Abstract

Where did the idea that journalists should have a special privilege to refuse to disclose confidential sources and unpublished information come from? For many outside the profession, it first surfaced in the high-profile case of then New York Times reporter Judith Miller, who spent eighty-five days in jail in 2005 when she defied a court order to testify about her sources to the grand jury investigating the leak of the identity of CIA agent Valerie Plame. For others, it was the incarceration in 2006 of activist and blogger Josh Wolf, who, after his 226-day stint in federal prison for contempt for refusing to surrender raw videotape of a violent demonstration to the FBI, made an unsuccessful bid for the office of mayor of San Francisco, and then went to work for a small newspaper in Palo Alto—settling once and for all, he insisted, that he was indeed a “real” journalist.
But as Jason M. Shepard, assistant professor of communications at California State University, Fullerton, reminds us in his book Privileging the Press, it all started with James Franklin (brother of Benjamin) and John Peter Zenger, both professional printers who were jailed when they published anonymous criticism of officials in colonial America. These two men were the beginning of a long line of defiant individuals who defined their role in life by challenging authority, and who believed themselves ethically bound to protect those who entrusted them with the information to make that possible.
Like Gaul, Shepard’s book is divided into three parts: defining the legal difficulties of persuading courts to recognize a journalistic “duty” to protect sources, describing the history of that duty, and discussing how journalism ethics could be utilized to craft a journalists’ shield law that might actually pass in Congress—an elusive goal that has defied hundreds of attempts ever since the Supreme Court ruled in 1972 in Branzburg v. Hayes that the First Amendment provided no privilege to protect reporters from testifying before grand juries.

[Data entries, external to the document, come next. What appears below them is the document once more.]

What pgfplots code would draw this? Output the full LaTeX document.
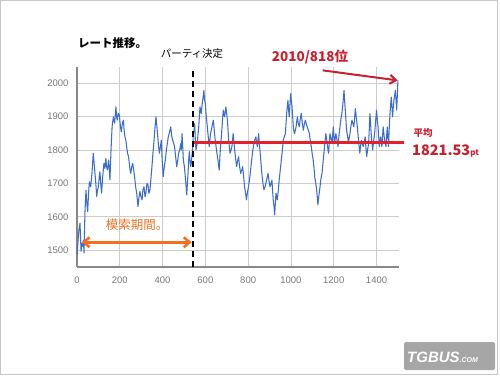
\documentclass[border=0pt]{standalone}
\usepackage{pgfplots}
\pgfplotsset{compat=1.18}
\usetikzlibrary{arrows.meta}
\usepackage{fontspec}
\setmainfont{Liberation Sans}
\newfontfamily\cjk{Noto Sans CJK JP}
\definecolor{lineblue}{HTML}{3A6CCF}
\definecolor{meanred}{HTML}{E3212B}
\definecolor{darkred}{HTML}{C8202F}
\definecolor{orangearr}{HTML}{F37021}
\definecolor{gridgray}{HTML}{CCCCCC}
\definecolor{axgray}{HTML}{888888}
\definecolor{ticklab}{HTML}{777777}
\begin{document}
\begin{tikzpicture}[x=1pt,y=1pt]
\path[use as bounding box] (0,0) rectangle (500,375);
\draw[gray!45] (0.5,0.5) rectangle (497,374.5);
\begin{axis}[
  at={(77pt,108pt)}, anchor=south west,
  scale only axis, width=322pt, height=200pt,
  xmin=0, xmax=1505, ymin=1450, ymax=2048,
  axis lines*=left,
  axis line style={axgray, line width=1.2pt},
  xtick={0,200,...,1400}, ytick={1500,1600,...,2000},
  major tick length=0pt,
  grid=major, major grid style={gridgray, line width=0.8pt},
  tick label style={ticklab, font=\fontsize{9.5}{11}\selectfont},
  /pgf/number format/assume math mode=true,
  /pgf/number format/1000 sep={},
  xticklabel style={yshift=-6pt},
  yticklabel style={xshift=-5pt},
  clip=false,
]
\addplot[lineblue, line width=1.05pt, line join=round] coordinates {
(0,1487)(5,1530)(9,1561)(14,1581)(19,1497)(22,1520)(26,1512)(30,1530)(33,1492)(37,1611)(42,1680)(46,1640)(50,1616)(54,1670)(58,1705)
(64,1690)(70,1730)(76,1790)(80,1760)(84,1730)(88,1700)(92,1661)(96,1680)(100,1690)(104,1720)(107,1735)(111,1700)(115,1671)(120,1720)(126,1760)(130,1745)(135,1775)(138,1750)(142,1740)
(148,1770)(154,1710)(159,1800)(164,1869)(170,1899)(176,1880)(182,1929)(185,1900)(188,1889)(193,1910)(198,1904)(203,1870)(207,1854)(212,1880)(217,1889)(220,1860)(224,1839)
(228,1830)(232,1810)(236,1790)(241,1780)(246,1750)(251,1730)(256,1750)(260,1760)(265,1740)(269,1720)(274,1690)(279,1671)(285,1631)(290,1660)(294,1676)(299,1660)(304,1651)(308,1680)(313,1690)
(318,1660)(322,1671)(327,1700)(332,1695)(336,1670)(341,1681)(345,1710)(349,1740)(355,1790)(360,1829)(365,1870)(369,1899)(375,1859)(380,1820)(385,1790)(390,1810)(394,1829)(398,1770)(403,1720)
(408,1750)(413,1770)(418,1800)(422,1819)(427,1840)(431,1849)(438,1869)(443,1840)(447,1829)(452,1820)(456,1810)(461,1780)(466,1750)(471,1770)(475,1790)(480,1800)(485,1819)(488,1800)(491,1849)
(494,1810)(497,1770)(502,1750)(506,1720)(510,1690)(513,1666)(516,1700)(519,1730)(522,1770)(525,1795)(528,1770)(531,1750)(534,1760)(537,1780)(541,1810)(544,1849)(547,1860)(550,1879)(553,1830)(556,1800)
(559,1810)(562,1820)(566,1850)(569,1869)(572,1900)(575,1929)(578,1915)(581,1909)(584,1930)(587,1948)(590,1960)(593,1978)(596,1950)(600,1938)(603,1910)(606,1889)(609,1870)(612,1849)(615,1830)(618,1810)
(621,1830)(624,1849)(628,1860)(631,1869)(634,1880)(637,1889)(640,1870)(643,1849)(646,1830)(650,1810)(654,1790)(659,1770)(662,1750)(665,1740)(668,1780)(671,1810)(675,1840)(678,1869)(681,1900)(684,1919)
(687,1905)(690,1899)(693,1915)(696,1929)(700,1905)(703,1889)(706,1860)(709,1829)(712,1810)(715,1790)(720,1800)(724,1810)(727,1830)(730,1849)(734,1820)(737,1800)(742,1770)(746,1750)(750,1765)(755,1780)
(760,1750)(765,1730)(770,1740)(774,1750)(779,1720)(783,1690)(788,1670)(792,1651)(796,1670)(799,1681)(804,1700)(808,1720)(813,1750)(818,1780)(822,1800)(827,1819)(831,1830)(836,1839)(840,1820)(843,1810)
(846,1830)(849,1849)(852,1820)(855,1800)(860,1760)(864,1730)(869,1700)(874,1681)(879,1690)(883,1701)(888,1715)(893,1730)(897,1710)(902,1690)(907,1700)(911,1710)(914,1680)(917,1651)(921,1630)(924,1606)
(927,1640)(930,1671)(933,1660)(936,1651)(941,1680)(945,1710)(950,1740)(955,1770)(960,1800)(964,1829)(969,1840)(974,1849)(977,1880)(980,1909)(983,1930)(986,1948)(989,1920)(992,1899)(996,1940)(999,1968)
(1002,1945)(1005,1929)(1008,1900)(1011,1869)(1014,1855)(1017,1849)(1021,1860)(1024,1869)(1027,1885)(1030,1899)(1034,1880)(1039,1869)(1043,1890)(1048,1909)(1053,1880)(1058,1859)(1062,1875)(1067,1889)(1071,1880)(1076,1869)
(1081,1860)(1086,1849)(1090,1830)(1095,1810)(1099,1790)(1104,1770)(1108,1745)(1111,1720)(1116,1700)(1120,1681)(1123,1660)(1126,1636)(1129,1655)(1132,1671)(1136,1690)(1139,1710)(1142,1720)(1145,1730)(1148,1750)(1151,1770)
(1154,1790)(1157,1810)(1160,1830)(1163,1849)(1166,1835)(1170,1819)(1173,1800)(1176,1790)(1179,1820)(1182,1849)(1187,1835)(1192,1819)(1195,1845)(1198,1869)(1201,1840)(1204,1819)(1207,1835)(1210,1849)(1215,1830)(1220,1810)
(1224,1840)(1229,1869)(1233,1890)(1238,1909)(1243,1940)(1248,1978)(1251,1945)(1254,1919)(1257,1890)(1260,1859)(1265,1840)(1269,1819)(1272,1835)(1276,1849)(1280,1870)(1285,1889)(1289,1880)(1294,1869)(1298,1900)(1301,1924)
(1304,1905)(1307,1889)(1310,1870)(1313,1849)(1317,1820)(1322,1790)(1325,1810)(1329,1829)(1333,1820)(1338,1810)(1342,1825)(1347,1839)(1350,1810)(1354,1780)(1358,1800)(1363,1819)(1366,1860)(1369,1909)(1372,1880)(1375,1849)
(1378,1825)(1382,1800)(1386,1825)(1391,1849)(1395,1880)(1400,1919)(1403,1895)(1407,1869)(1410,1840)(1413,1810)(1416,1825)(1419,1839)(1422,1825)(1425,1810)(1428,1840)(1431,1869)(1434,1850)(1438,1829)(1441,1820)(1444,1810)
(1447,1840)(1450,1869)(1453,1840)(1456,1810)(1459,1860)(1463,1909)(1466,1935)(1469,1958)(1472,1930)(1475,1899)(1478,1925)(1481,1948)(1484,1960)(1488,1978)(1491,1950)(1494,1919)(1497,1960)(1500,2008)
};
\draw[black, line width=2.2pt, dash pattern=on 6pt off 4pt] (axis cs:542,1450) -- (axis cs:542,2046);
\draw[meanred, line width=2.5pt] (axis cs:545,1821.53) -- (axis cs:1530,1821.53);
\draw[darkred, line width=2pt, -{Straight Barb[length=6pt,width=9pt]}] (axis cs:1148,2038) -- (axis cs:1498,2008);
\draw[orangearr, line width=2.5pt, {Straight Barb[length=6pt,width=10pt]}-{Straight Barb[length=6pt,width=10pt]}] (axis cs:22,1524) -- (axis cs:536,1524);
\end{axis}
\node[anchor=west, inner sep=0] at (78,332) {\cjk\bfseries\fontsize{11.5}{13}\selectfont レート推移。};
\node[inner sep=0] at (192,321) {\cjk\fontsize{10.5}{12}\selectfont パーティ決定};
\node[inner sep=0, text=darkred] at (310,318) {\cjk\bfseries\fontsize{13.5}{15}\selectfont 2010/818位};
\node[inner sep=0, text=darkred] at (423,242) {\cjk\bfseries\fontsize{9.5}{11}\selectfont 平均};
\node[anchor=west, inner sep=0, text=darkred] at (412,224) {\cjk\bfseries\fontsize{14.5}{16}\selectfont 1821.53{\fontsize{8}{9}\selectfont pt}};
\node[inner sep=0, text=orangearr] at (137,150) {\cjk\fontsize{12.5}{14}\selectfont 模索期間。};
\fill[gray!70, rounded corners=2pt] (404,5) rectangle (495,33);
\node[anchor=west, inner sep=0, text=white] at (407,18) {\bfseries\itshape\fontsize{15}{16}\selectfont TGBUS\fontsize{7}{8}\selectfont .COM};
\end{tikzpicture}
\end{document}
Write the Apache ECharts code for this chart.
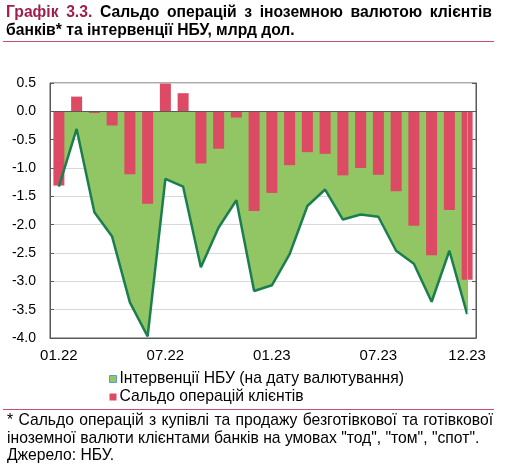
<!DOCTYPE html>
<html>
<head>
<meta charset="utf-8">
<script src="https://cdn.jsdelivr.net/npm/echarts@6/dist/echarts.min.js"></script>
<style>
  html, body { margin: 0; padding: 0; background: #fff; }
  #chart { width: 512px; height: 468px; }
</style>
</head>
<body>
<div id="chart"></div>
<script>
// months, 01.22 .. 12.23
const months = [
    '01.22', '02.22', '03.22', '04.22', '05.22', '06.22', '07.22', '08.22', '09.22', '10.22', '11.22', '12.22',
    '01.23', '02.23', '03.23', '04.23', '05.23', '06.23', '07.23', '08.23', '09.23', '10.23', '11.23', '12.23'
];
const shownMonths = ['01.22', '07.22', '01.23', '07.23', '12.23'];

// Сальдо операцій клієнтів, млрд дол.
const clientBalance = [
    -1.31, 0.26, -0.03, -0.25, -1.11, -1.63, 0.49, 0.32, -0.92, -0.66, -0.11, -1.76,
    -1.44, -0.95, -0.72, -0.75, -1.13, -1.00, -1.12, -1.41, -2.02, -2.54, -1.74, -2.97
];
// Інтервенції НБУ, млрд дол.
const nbuInterventions = [
    -1.33, -0.31, -1.78, -2.21, -3.37, -3.97, -1.19, -1.33, -2.75, -2.05, -1.57, -3.17,
    -3.07, -2.52, -1.67, -1.38, -1.91, -1.82, -1.86, -2.46, -2.69, -3.36, -2.46, -3.58
];

const yTicks = { min: -4, max: 0.5, step: 0.5 };

const FONT = '"Liberation Sans", Arial, sans-serif';
const C_GREEN = '#92C563';
const C_LINE = '#1B7E4E';
const C_RED = '#DC4A64';
const C_AXIS = '#595959';
const C_GRID = '#D9D9D9';
const C_RULE = '#C4506C';
const C_TITLE = '#9E1F4F';

const titleLine1 = [
    { t: 'Графік', c: C_TITLE }, { t: '3.3.', c: C_TITLE },
    { t: 'Сальдо' }, { t: 'операцій' }, { t: 'з' }, { t: 'іноземною' }, { t: 'валютою' }, { t: 'клієнтів' }
];
const titleLine2 = 'банків* та інтервенції НБУ, млрд дол.';
const note = [
    '* Сальдо операцій з купівлі та продажу безготівкової та готівкової',
    'іноземної валюти клієнтами банків на умовах "тод", "том", "спот".',
    'Джерело: НБУ.'
];

let ctx = document.createElement('canvas').getContext('2d');

// spread words over [x0, x1] like justified text
function justify(words, font, x0, x1, y) {
    ctx.font = font;
    let widths = words.map(w => ctx.measureText(w.t).width);
    let total = widths.reduce((a, b) => a + b, 0);
    let gap = (x1 - x0 - total) / (words.length - 1);
    let x = x0;
    return words.map((w, i) => {
        let el = {
            type: 'text',
            style: { text: w.t, x: x, y: y, font: font, fill: w.c || '#000', textVerticalAlign: 'middle' }
        };
        x += widths[i] + gap;
        return el;
    });
}

function textLine(text, font, x, y) {
    return {
        type: 'text',
        style: { text: text, x: x, y: y, font: font, fill: '#000', textVerticalAlign: 'middle' }
    };
}

function rule(y) {
    return {
        type: 'line',
        shape: { x1: 3, y1: y, x2: 494, y2: y },
        style: { stroke: C_RULE, lineWidth: 1 }
    };
}

let chart = echarts.init(document.getElementById('chart'), null, { renderer: 'canvas' });

let titleFont = 'bold 15.7px ' + FONT;
let noteFont = '15.7px ' + FONT;

let graphics = [].concat(
    justify(titleLine1, titleFont, 6, 492, 12.5),
    [textLine(titleLine2, titleFont, 6, 30.5), rule(41.5)],
    [rule(409.5)],
    justify(note[0].split(' ').map(t => ({ t })), noteFont, 7, 493, 421),
    [textLine(note[1], noteFont, 7, 438.5), textLine(note[2], noteFont, 7, 456)]
);

let option = {
    animation: false,
    textStyle: { fontFamily: FONT },
    grid: {
        left: 50, right: 36, top: 83, bottom: 130,
        show: true, borderColor: C_AXIS, borderWidth: 1
    },
    legend: {
        orient: 'vertical',
        left: 109, top: 371,
        padding: 0,
        itemGap: 2,
        itemWidth: 7, itemHeight: 7,
        icon: 'rect',
        textStyle: { fontSize: 15.7, color: '#000', padding: [0, 0, 0, -2] },
        data: [
            { name: 'Інтервенції НБУ (на дату валютування)', itemStyle: { color: C_GREEN, borderColor: '#5B9BD5', borderWidth: 1 } },
            { name: 'Сальдо операцій клієнтів', itemStyle: { color: C_RED } }
        ]
    },
    xAxis: {
        type: 'category',
        data: months,
        boundaryGap: true,
        axisLine: { onZero: false, lineStyle: { color: C_AXIS, width: 1 } },
        axisTick: { show: false },
        axisLabel: {
            interval: (i, v) => shownMonths.includes(v),
            fontSize: 15, color: '#000', margin: 10
        },
        splitLine: {
            show: true,
            interval: (i) => i === 12,
            lineStyle: { color: C_GRID }
        }
    },
    yAxis: [
        {
            type: 'value',
            min: yTicks.min, max: yTicks.max, interval: yTicks.step,
            axisLine: { show: true, lineStyle: { color: C_AXIS } },
            axisTick: { show: true, inside: true, length: 4, lineStyle: { color: C_AXIS } },
            axisLabel: { fontSize: 14, color: '#000', margin: 14, formatter: v => v.toFixed(1) },
            splitLine: { lineStyle: { color: C_GRID } }
        },
        {
            type: 'value',
            position: 'right',
            min: yTicks.min, max: yTicks.max, interval: yTicks.step,
            axisLine: { show: true, lineStyle: { color: C_AXIS } },
            axisTick: { show: true, inside: true, length: 4, lineStyle: { color: C_AXIS } },
            axisLabel: { show: false },
            splitLine: { show: false }
        }
    ],
    series: [
        {
            name: 'Інтервенції НБУ (на дату валютування)',
            type: 'line',
            data: nbuInterventions,
            symbol: 'none',
            z: 1,
            itemStyle: { color: C_GREEN },
            lineStyle: { width: 0 },
            areaStyle: { color: C_GREEN, opacity: 1 },
            markLine: {
                silent: true,
                symbol: 'none',
                label: { show: false },
                lineStyle: { color: '#7FB2DE', width: 1, type: 'solid' },
                data: [[
                    { coord: [months[23], 0] },
                    { coord: [months[23], nbuInterventions[23]] }
                ]]
            }
        },
        {
            name: 'Сальдо операцій клієнтів',
            type: 'bar',
            data: clientBalance,
            barWidth: 11,
            z: 2,
            itemStyle: { color: C_RED },
            markLine: {
                silent: true,
                symbol: 'none',
                label: { show: false },
                lineStyle: { color: C_AXIS, width: 1, type: 'solid' },
                data: [{ yAxis: 0 }]
            }
        },
        {
            name: 'line',
            type: 'line',
            data: nbuInterventions,
            symbol: 'none',
            z: 3,
            lineStyle: { color: C_LINE, width: 2.5 }
        }
    ],
    graphic: graphics
};

chart.setOption(option);
</script>
</body>
</html>
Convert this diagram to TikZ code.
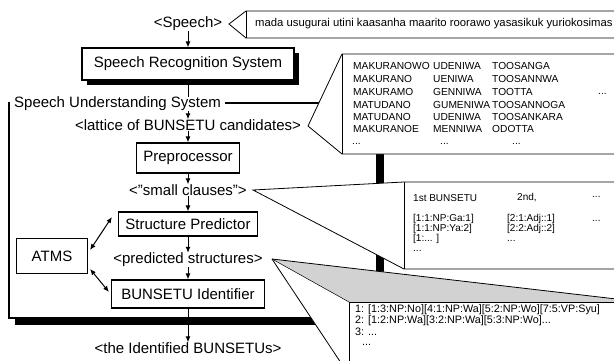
\documentclass[tikz,border=0pt]{standalone}
\usepackage{fontspec}
\setmainfont{Liberation Sans}
\usetikzlibrary{arrows.meta,calc}
\begin{document}
\begin{tikzpicture}[x=1pt,y=-1pt,
  lbl/.style={font=\fontsize{15}{17}\selectfont, inner sep=0pt},
  procbox/.style={draw, line width=1.1pt, font=\fontsize{15}{17}\selectfont, inner sep=0pt, fill=white},
  latt/.style={font=\fontsize{10.2}{12}\selectfont, inner sep=0pt, anchor=west},
  cls/.style={font=\fontsize{10}{12}\selectfont, inner sep=0pt, anchor=west},
  prd/.style={font=\fontsize{10.8}{13}\selectfont, inner sep=0pt, anchor=west},
  flow/.style={-{Latex[length=6pt,width=5pt]}, line width=1pt},
  biflow/.style={{Latex[length=6pt,width=5pt]}-{Latex[length=6pt,width=5pt]}, line width=1pt},
  callout/.style={draw, line width=0.8pt, fill=white},
  thinline/.style={line width=0.8pt}]
\useasboundingbox (0,0) rectangle (614,361);
\clip (0,0) rectangle (614,361);
\fill[white] (0,0) rectangle (614,361);

% ---- speech input ----
\node[lbl] (speech) at (188,24) {<Speech>};
\draw[callout] (229,24) -- (246,11) -- (625,11) -- (625,38) -- (246,38) -- cycle;
\draw[thinline] (246,11) -- (246,38);
\node[font=\fontsize{11.3}{13}\selectfont, inner sep=0pt, anchor=west] (speechtxt) at (255,24)
  {mada usugurai utini kaasanha maarito roorawo yasasikuk yuriokosimas};

% ---- speech recognition system ----
\fill (87,53) rectangle (299,85);
\node[procbox, minimum width=212pt, minimum height=32pt] (srs) at (188,64) {Speech Recognition System};

% ---- speech understanding system (big box) ----
\fill (15,109) rectangle (384,325);
\draw[line width=1.1pt, fill=white] (9,103) rectangle (377,318);

\node[lbl] (lattice) at (188,125) {<lattice of BUNSETU candidates>};
\draw[flow] (speech) -- (srs);
\draw[flow] (srs) -- (lattice);
\node[lbl, fill=white, inner xsep=4pt, anchor=west] (sus) at (10,104) {Speech Understanding System};

\node[procbox, minimum width=103pt, minimum height=30pt] (pre) at (188,158) {Preprocessor};
\node[lbl] (clauses) at (188,190) {<"small clauses">};
\node[procbox, minimum width=139pt, minimum height=24pt] (sp) at (188,224) {Structure Predictor};
\node[lbl] (pred) at (188,260) {<predicted structures>};
\node[procbox, minimum width=153pt, minimum height=28pt] (bi) at (188,294) {BUNSETU Identifier};
\node[procbox, minimum width=71pt, minimum height=35pt] (atms) at (52,256) {ATMS};
\node[lbl] (ident) at (188,348) {<the Identified BUNSETUs>};

\draw[flow] (lattice) -- (pre);
\draw[flow] (pre) -- (clauses);
\draw[flow] (clauses) -- (sp);
\draw[flow] (sp) -- (pred);
\draw[flow] (pred) -- (bi);
\draw[flow] (bi) -- (ident);
\draw[biflow] ($(atms.east)+(2,-6)$) -- ($(sp.west)+(-6,-7)$);
\draw[biflow] ($(atms.east)+(2,13)$) -- ($(bi.west)+(-2,-2)$);

% ---- lattice callout ----
\draw[callout] (308,126) -- (342,54) -- (625,54) -- (625,154) -- (342,154) -- cycle;
\draw[thinline] (342,54) -- (342,154);
\node[latt] (l11) at (353,66) {MAKURANOWO};
\node[latt] (l21) at (353,79) {MAKURANO};
\node[latt] (l31) at (353,92) {MAKURAMO};
\node[latt] (l41) at (353,105) {MATUDANO};
\node[latt] (l51) at (353,117) {MATUDANO};
\node[latt] (l61) at (353,129) {MAKURANOE};
\node[latt] (l12) at (433,66) {UDENIWA};
\node[latt] (l22) at (433,79) {UENIWA};
\node[latt] (l32) at (433,92) {GENNIWA};
\node[latt] (l42) at (433,105) {GUMENIWA};
\node[latt] (l52) at (433,117) {UDENIWA};
\node[latt] (l62) at (433,129) {MENNIWA};
\node[latt] (l13) at (492,66) {TOOSANGA};
\node[latt] (l23) at (492,79) {TOOSANNWA};
\node[latt] (l33) at (492,92) {TOOTTA};
\node[latt] (l43) at (492,105) {TOOSANNOGA};
\node[latt] (l53) at (492,117) {TOOSANKARA};
\node[latt] (l63) at (492,129) {ODOTTA};
\node[latt] (ld1) at (352,144) {...};
\node[latt] (ld2) at (440,144) {...};
\node[latt] (ld3) at (512,144) {...};
\node[latt] (ldr) at (598,94) {...};

% ---- small clauses callout ----
\draw[callout] (253,190) -- (404,182) -- (625,182) -- (625,269) -- (404,269) -- cycle;
\draw[thinline] (404,182) -- (404,269);
\node[cls] (c0a) at (413,198) {1st BUNSETU};
\node[cls] (c0b) at (517,198) {2nd,};
\node[cls] (c0c) at (592,197) {...};
\node[cls] (c1a) at (413,219) {[1:1:NP:Ga:1]};
\node[cls] (c2a) at (413,229) {[1:1:NP:Ya:2]};
\node[cls] (c3a) at (413,239) {[1:... ]};
\node[cls] (c4a) at (413,251) {...};
\node[cls] (c1b) at (507,219) {[2:1:Adj::1]};
\node[cls] (c2b) at (507,229) {[2:2:Adj::2]};
\node[cls] (c3b) at (507,241) {...};
\node[cls] (c1c) at (592,221) {...};

% ---- predicted structures callout ----
\fill[white] (272,259) -- (625,300) -- (625,375) -- (349,375) -- cycle;
\fill[gray!35] (272,259) -- (625,300) -- (625,302) -- (349,302) -- cycle;
\draw[line width=0.9pt, fill=white] (349,302) rectangle (625,375);
\draw[thinline] (272,259) -- (625,300);
\draw[line width=0.5pt] (272,259) -- (349,302);
\draw[thinline] (272,259) -- (349,375);
\node[prd] (p1) at (355,310) {1: [1:3:NP:No][4:1:NP:Wa][5:2:NP:Wo][7:5:VP:Syu]};
\node[prd] (p2) at (355,321) {2: [1:2:NP:Wa][3:2:NP:Wa][5:3:NP:Wo]...};
\node[prd] (p3) at (355,332) {3: ...};
\node[prd] (p4) at (362,345) {...};
\end{tikzpicture}
\end{document}
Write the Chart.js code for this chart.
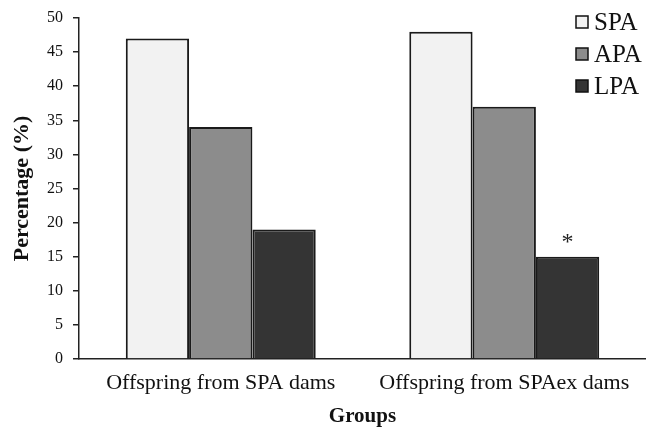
<!DOCTYPE html>
<html>
<head>
<meta charset="utf-8">
<script src="https://cdn.jsdelivr.net/npm/chart.js@4.4.1/dist/chart.umd.min.js"></script>
<style>
  html, body { margin: 0; padding: 0; background: #fff; }
  #wrap { width: 646px; height: 429px; position: relative; }
</style>
</head>
<body>
<div id="wrap"><canvas id="chart"></canvas></div>
<script>
// ===== DATA =====
const categories = ['Offspring from SPA dams', 'Offspring from SPAex dams'];
const seriesNames = ['SPA', 'APA', 'LPA'];
const spaValues = [47, 48];
const apaValues = [34, 37];
const lpaValues = [19, 15];
const seriesColors = ['#f2f2f2', '#8c8c8c', '#343434'];
// significance marks: [dataset index, category index, text]
const marks = [[2, 1, '*']];

const SERIF = '"Liberation Serif", "Times New Roman", serif';

// Legend drawn in the top right corner, one row per series
const legendPlugin = {
    id: 'cornerLegend',
    afterDraw(chart) {
        const ctx = chart.ctx;
        ctx.save();
        ctx.font = '25px ' + SERIF;
        ctx.textBaseline = 'middle';
        chart.data.datasets.forEach((ds, i) => {
            const y = 22 + i * 32;
            const x = 576;
            ctx.fillStyle = ds.backgroundColor;
            ctx.fillRect(x, y - 6, 12, 12);
            ctx.strokeStyle = '#111';
            ctx.lineWidth = 1.5;
            ctx.strokeRect(x, y - 6, 12, 12);
            ctx.fillStyle = '#111';
            ctx.fillText(ds.label, x + 18, y + 1);
        });
        ctx.restore();
    }
};

// Asterisk above the bar that differs
const markPlugin = {
    id: 'marks',
    afterDatasetsDraw(chart) {
        const ctx = chart.ctx;
        ctx.save();
        ctx.font = '24px ' + SERIF;
        ctx.fillStyle = '#222';
        ctx.textAlign = 'center';
        ctx.textBaseline = 'bottom';
        marks.forEach(([d, c, t]) => {
            const bar = chart.getDatasetMeta(d).data[c];
            ctx.fillText(t, bar.x, bar.y - 2);
        });
        ctx.restore();
    }
};

const values = [spaValues, apaValues, lpaValues];

new Chart(document.getElementById('chart'), {
    type: 'bar',
    data: {
        labels: categories,
        datasets: seriesNames.map((name, i) => ({
            label: name,
            data: values[i],
            backgroundColor: seriesColors[i],
            borderColor: '#1a1a1a',
            borderWidth: 2,
            categoryPercentage: 0.67,
            barPercentage: 1
        }))
    },
    options: {
        responsive: true,
        maintainAspectRatio: false,
        animation: false,
        layout: { padding: { top: 17, right: 0, left: 1, bottom: 0 } },
        plugins: {
            legend: { display: false },
            tooltip: { enabled: false }
        },
        scales: {
            x: {
                grid: { display: false },
                border: { display: true, color: '#222', width: 1.5 },
                ticks: {
                    color: '#111',
                    font: { family: SERIF, size: 22 },
                    padding: 3
                },
                title: {
                    display: true,
                    text: 'Groups',
                    color: '#111',
                    font: { family: SERIF, size: 21, weight: 'bold' },
                    padding: { top: 4, bottom: 0 }
                },
                afterFit(scale) { scale.height = 70; }
            },
            y: {
                min: 0,
                max: 50,
                ticks: {
                    stepSize: 5,
                    color: '#111',
                    font: { family: SERIF, size: 16, lineHeight: 1 },
                    padding: 10
                },
                grid: {
                    drawOnChartArea: false,
                    drawTicks: true,
                    tickLength: 6,
                    color: '#222',
                    lineWidth: 1.5
                },
                border: { display: true, color: '#222', width: 1.5 },
                title: {
                    display: true,
                    text: 'Percentage (%)',
                    color: '#111',
                    font: { family: SERIF, size: 22, weight: 'bold' },
                    padding: { top: 8, bottom: 4 }
                },
                afterFit(scale) { scale.width = 78; }
            }
        }
    },
    plugins: [legendPlugin, markPlugin]
});
</script>
</body>
</html>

Shepard describes how New York attorney James Goodale managed to turn the lemon of Branzburg into lemonade by persuading many courts to recognize at least a qualified constitutional privilege in other circumstances. Coupled with guidelines from the U.S. attorney general discouraging the subpoenaing of journalists in federal investigations, as well as the enactment of statutory shield laws in many states, the journalists’ privilege seemed to be reasonably well established in the United States. But when influential federal Judge Richard Posner observed in a 2003 case that judges who relied on Branzburg as the basis for a privilege might be “skating on thin ice,” the idea of constitutionally based protection began to erode.
After that, much like in the post-1972 period when journalism groups and their advocates—notably Wisconsin congressman Robert W. Kastenmeier—tried to push a federal shield law through the legislature, a motley array of lobbyists launched a series of desperate but ultimately fruitless efforts to persuade Congress to enact a statutory privilege. Internecine squabbles over the scope of such a privilege, and, perhaps most significant, who would be allowed to invoke it, meant that the undertaking was doomed, despite the best efforts of media lawyers, scholars, and pundits. In the wake of WikiLeaks and the specter of the likes of Julian Assange cavalierly publishing classified documents online, how likely is it that members of Congress would seriously contemplate enacting a statutory privilege of any kind?
Shepard argues that there is one ray of hope: if professional journalists (however we define them) could make the case that legally upholding their ethical standards for making and keeping promises to sources would best protect the public interest. The problem, however, is that many of those who are doing journalism-like work these days never heard of the Society of Professional Journalists Code of Ethics, or, if they have, they reject its tenets out of hand. Trying to assemble and present a unified front on what the ethics of confidential source relationships should be is even more challenging today than was the case in 1972.
In the end, though, none of this may matter. Sophisticated surveillance techniques that allow law enforcement officials to monitor journalists’ digital and wireless communications may render the subpoena obsolete. In January 2012, Columbia Journalism Review quoted Reporters Committee for Freedom of the Press director Lucy Dalglish (now dean of Maryland’s Philip Merrill College of Journalism), who claimed that she had been told by an (unidentified) intelligence agent, “You guys are so worked up about a shield law, and guess what, we don’t need you guys anymore, we know who you are talking to.”
Accordingly, Shepard’s book may be of greatest interest as a historical artifact rather than as a basis for policy development. I confess that reading it made me—a lawyer-turned-scholar who labored in the media law field for more than twenty-five years—feel very old. This comprehensive litany of triumphs and failures offers little that is news to me. But the book is useful because its author has pulled together the many threads that make up the stormy history of the journalists’ privilege into one compact volume. If I were still working at a law firm, I’d make it required reading for any new associates who want to practice media law. Perhaps then they could avoid repeating the mistakes made by those who preceded them.